Le BIT souligne aussi que le nombre de travailleurs pauvres ne baisse pratiquement plus depuis 2007: en 2009, un travailleur sur cinq dans le monde vivait avec sa famille dans l’extrême pauvreté sous le seuil de 1,25 dollar par personne par jour; et près de 39% vivaient avec leur famille sous le seuil de pauvreté à 2 dollars par jour.

Rien appris, ni changé

Le G8 de Deauville s’insère dans un calendrier de multiples réunions internationales. A Bruxelles sont discutés les plans d’ajustement des pays endettés de la zone euro, les politiques d’austérité et le démantèlement des acquis sociaux dans l’ensemble de l’Union européenne. Parallèlement, les ministres des Finances du G20 s’inquiètent des déséquilibres économiques intérieurs (dettes et déficits publics) et extérieurs (balances commerciales), du prix des matières premières et de l’état du système bancaire. Face à ces problèmes, ils évoquent des mesures plus ou moins cosmétiques et se gardent bien d’aborder les questions sociales, comme en atteste le communiqué de leur dernière réunion (Washington, 15-16 avril).
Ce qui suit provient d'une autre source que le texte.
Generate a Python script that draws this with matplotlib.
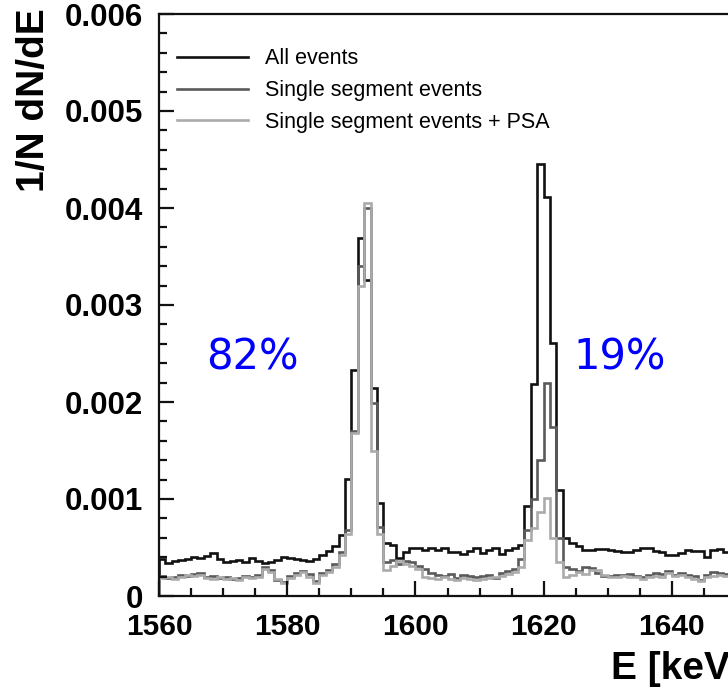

Quant à la prétendue priorité de la présidence française, une taxation (très limitée) des transactions financières, elle n’est pas même évoquée.

En fait, en Europe, les mesures d’austérité se multiplient. Aux Etats-Unis, Obama plie sans guère de résistance devant les républicains et l’aile droite des démocrates qui veulent réduire les déficits budgétaires sans toucher aux impôts des riches mis en place sous Bush. La dernière entourloupe de Nicolas Sarkozy sur l’ISF (Impôt sur la fortune) et le bouclier fiscal (on supprime ce dernier, mais on fait un cadeau supplémentaire, et plus coûteux, aux grandes fortunes) est représentative de cette logique. Le mot d’ordre des dirigeants du G8, c’est en fait : «pour l’essentiel, on continue comme avant». En faisant des concessions obligées à la Chine, devenue un acteur incontournable du capitalisme mondial en voie de recomposition.